Dissertation Research:

The Pen is Mightier than the Sword: How the Ahmadiyya Muslim Community Enacts Peacebuilding

What are the possibilities of conceptualizing agency for religious actors beyond secular biases? The goal of my dissertation is to explore the tensions within secular conceptualizations of religious practice, agency, and opposition by studying the constitutive relationship between religious practices and sociopolitical contexts within a persecuted religious community. Studying the Ahmadiyya Muslim Community contributes to debates on theorizing secular-religious encounters, specifically through the community’s peacebuilding efforts and evocation of religious freedom.
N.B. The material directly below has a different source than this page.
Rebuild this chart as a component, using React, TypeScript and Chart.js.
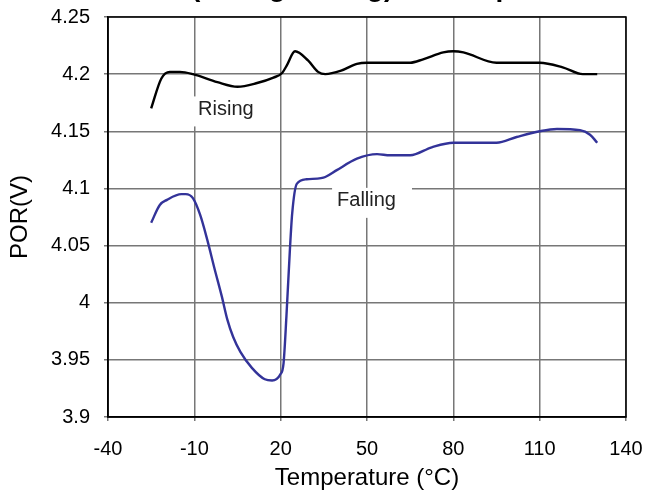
import React, { useEffect, useRef } from "react";
import { Chart, registerables } from "chart.js";

Chart.register(...registerables);

// ---- data ----
const risingT = [-25, -21.5, -18.5, -15, -10.5, -2, 5, 11.5, 17.5, 20.5, 22, 25, 29.5, 33, 35.5, 41, 46.5, 50, 65, 69.5, 76.5, 80, 83.5, 95, 110, 118, 125, 130];
const risingV = [4.17, 4.196, 4.202, 4.202, 4.2, 4.193, 4.189, 4.192, 4.197, 4.201, 4.207, 4.22, 4.212, 4.202, 4.2, 4.203, 4.209, 4.21, 4.21, 4.213, 4.219, 4.22, 4.219, 4.21, 4.21, 4.206, 4.2, 4.2];

const fallingT = [-25, -22, -19.5, -14.5, -13, -10.5, -8, -5.5, -3, -0.5, 1.5, 3.5, 6, 10, 14.5, 17, 19.8, 21, 22, 23.2, 24, 25.6, 29, 34, 35.5, 39.5, 46.5, 53.5, 58, 65, 72.5, 80, 95, 102, 110, 116, 124, 127.5, 130];
const fallingV = [4.07, 4.0855, 4.09, 4.095, 4.095, 4.0915, 4.077, 4.055, 4.03, 4.006, 3.985, 3.97, 3.957, 3.943, 3.933, 3.932, 3.937, 3.947, 3.988, 4.046, 4.078, 4.104, 4.108, 4.109, 4.11, 4.116, 4.126, 4.13, 4.129, 4.129, 4.136, 4.14, 4.14, 4.145, 4.15, 4.152, 4.151, 4.147, 4.14];

const xTicks = [-40, -10, 20, 50, 80, 110, 140];
const yTicks = [3.9, 3.95, 4, 4.05, 4.1, 4.15, 4.2, 4.25];

const labelTexts = ["Rising", "Falling"];
const labelT = [-8.7, 39.6];
const labelV = [4.17, 4.09];

const titlePrefix = "POR ";
const titleText = "(Rising/Falling) vs Temperature";
const xTitle = "Temperature (\u00B0C)";
const yTitle = "POR(V)";

const FONT = "Arial, 'Liberation Sans', sans-serif";

const labelPlugin = {
  id: "labelsAndFrame",
  beforeDatasetsDraw(chart: any) {
    const { ctx, chartArea, scales } = chart;
    ctx.save();
    ctx.font = `20px ${FONT}`;
    ctx.textBaseline = "middle";
    ctx.textAlign = "left";
    labelTexts.forEach((t, i) => {
      const x = scales.x.getPixelForValue(labelT[i]);
      const y = scales.y.getPixelForValue(labelV[i]);
      const w = ctx.measureText(t).width;
      ctx.fillStyle = "#ffffff";
      ctx.fillRect(x - 5, y - 12, w + 21, 30);
      ctx.fillStyle = "#222222";
      ctx.fillText(t, x, y + 1);
    });
    ctx.strokeStyle = "#000000";
    ctx.lineWidth = 1.5;
    ctx.strokeRect(chartArea.left, chartArea.top, chartArea.right - chartArea.left, chartArea.bottom - chartArea.top);
    ctx.restore();
  },
  afterDraw(chart: any) {
    const { ctx } = chart;
    ctx.save();
    ctx.font = `bold 28px ${FONT}`;
    ctx.fillStyle = "#000";
    ctx.textAlign = "left";
    ctx.textBaseline = "alphabetic";
    const pw = ctx.measureText(titlePrefix).width;
    ctx.fillText(titlePrefix + titleText, 191 - pw, -4.5);
    ctx.restore();
  },
};

export default function App() {
  const ref = useRef<HTMLCanvasElement>(null);
  useEffect(() => {
    if (!ref.current) return;
    const chart = new Chart(ref.current, {
      type: "line",
      data: {
        datasets: [
          {
            label: "Rising",
            data: risingT.map((t, i) => ({ x: t, y: risingV[i] })),
            borderColor: "#000000",
            borderWidth: 2.4,
            pointRadius: 0,
            cubicInterpolationMode: "monotone",
            fill: false,
          },
          {
            label: "Falling",
            data: fallingT.map((t, i) => ({ x: t, y: fallingV[i] })),
            borderColor: "#333399",
            borderWidth: 2.4,
            pointRadius: 0,
            cubicInterpolationMode: "monotone",
            fill: false,
          },
        ],
      },
      options: {
        responsive: false,
        animation: false,
        layout: { padding: { top: 17, right: 19, left: 0, bottom: 0 } },
        plugins: {
          legend: { display: false },
          title: { display: false },
          tooltip: { enabled: false },
        },
        scales: {
          x: {
            type: "linear",
            min: -40,
            max: 140,
            afterBuildTicks: (s: any) => {
              s.ticks = xTicks.map((v) => ({ value: v }));
            },
            afterFit: (s: any) => {
              s.height = 80;
              s.paddingLeft = 0;
              s.paddingRight = 0;
              s.paddingTop = 0;
              s.paddingBottom = 0;
            },
            ticks: {
              color: "#000",
              font: { family: FONT, size: 20 },
              padding: 16,
              maxRotation: 0,
              autoSkip: false,
            },
            grid: { color: "#777777", lineWidth: 1.5, tickLength: 4, drawTicks: true },
            border: { color: "#000", width: 1.5 },
            title: {
              display: true,
              text: xTitle,
              color: "#000",
              font: { family: FONT, size: 24 },
              padding: { top: 4, bottom: 4 },
            },
          },
          y: {
            type: "linear",
            min: 3.9,
            max: 4.25,
            afterBuildTicks: (s: any) => {
              s.ticks = yTicks.map((v) => ({ value: v }));
            },
            afterFit: (s: any) => {
              s.width = 108;
              s.paddingLeft = 0;
              s.paddingRight = 0;
              s.paddingTop = 0;
              s.paddingBottom = 0;
            },
            ticks: {
              color: "#000",
              font: { family: FONT, size: 20 },
              padding: 14,
              autoSkip: false,
              callback: (v: any) => String(Math.round(Number(v) * 100) / 100),
            },
            grid: { color: "#777777", lineWidth: 1.5, tickLength: 4, drawTicks: true },
            border: { color: "#000", width: 1.5 },
            title: {
              display: true,
              text: yTitle,
              color: "#000",
              font: { family: FONT, size: 24 },
              padding: { top: 6, bottom: 4 },
            },
          },
        },
      },
      plugins: [labelPlugin],
    } as any);
    return () => chart.destroy();
  }, []);
  return (
    <div style={{ position: "absolute", left: 0, top: 0, width: 645, height: 497, background: "#fff" }}>
      <canvas ref={ref} width={645} height={497} />
    </div>
  );
}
Jama’at-i-Ahmadiyya, or the Ahmadiyya Muslim Community, is a persecuted and marginalized Muslim group that originated in India during the British colonial period. This community self-identifies as Muslim and this identity claim has been challenged by many South Asian and global Muslim leaders since its inception (Khan 2015). In Pakistan, Ahmadi adherents are legally designated as non-Muslim, according to the Second Amendment of the Pakistani Constitution. Ahmadi communities also face various forms of persecution in Muslim-majority contexts, including Bangladesh, Indonesia, Saudi Arabia, Malaysia and in Muslim-majority areas of the UK (Acquah 2011; BBC 2019; Burhani 2014; Haron 2018; Samwini 2006). Due to their sociopolitical persecution and marginalization, notions of ‘opposing’ claims of heresy, I argue, are constitutive of Ahmadi interpretations of Islam.

The Ahmadiyya Muslim Community challenges the constructed binaries between the secular/religious, subaltern/elite, and opposition/submission. The tensions between the community’s socioeconomic positionings and its marginalized status as Muslims allows me to theorize the fluidity through which religious actors engage as local and global political actors. My study goes beyond challenging the long-standing debates on how notions of “the religious” have been mischaracterized and misunderstood in our “secular age” (see Taylor 2007, among others). Through Bhabha’s (1994; 1997) theories on agency, and Lynch’s (2009; 2014) neo-Weberian approach, I will explore the negotiations occurring in religious communities between interpretations of their religious guidelines and their sociopolitical contexts that are beyond secularized understandings of ‘opposition.’ In theorizing the intersubjective understandings of ‘opposition’ within religious communities, I interrogate the possibilities of studying the “religious agent,” “subaltern/postcolonial agent,” and “resistant agent.”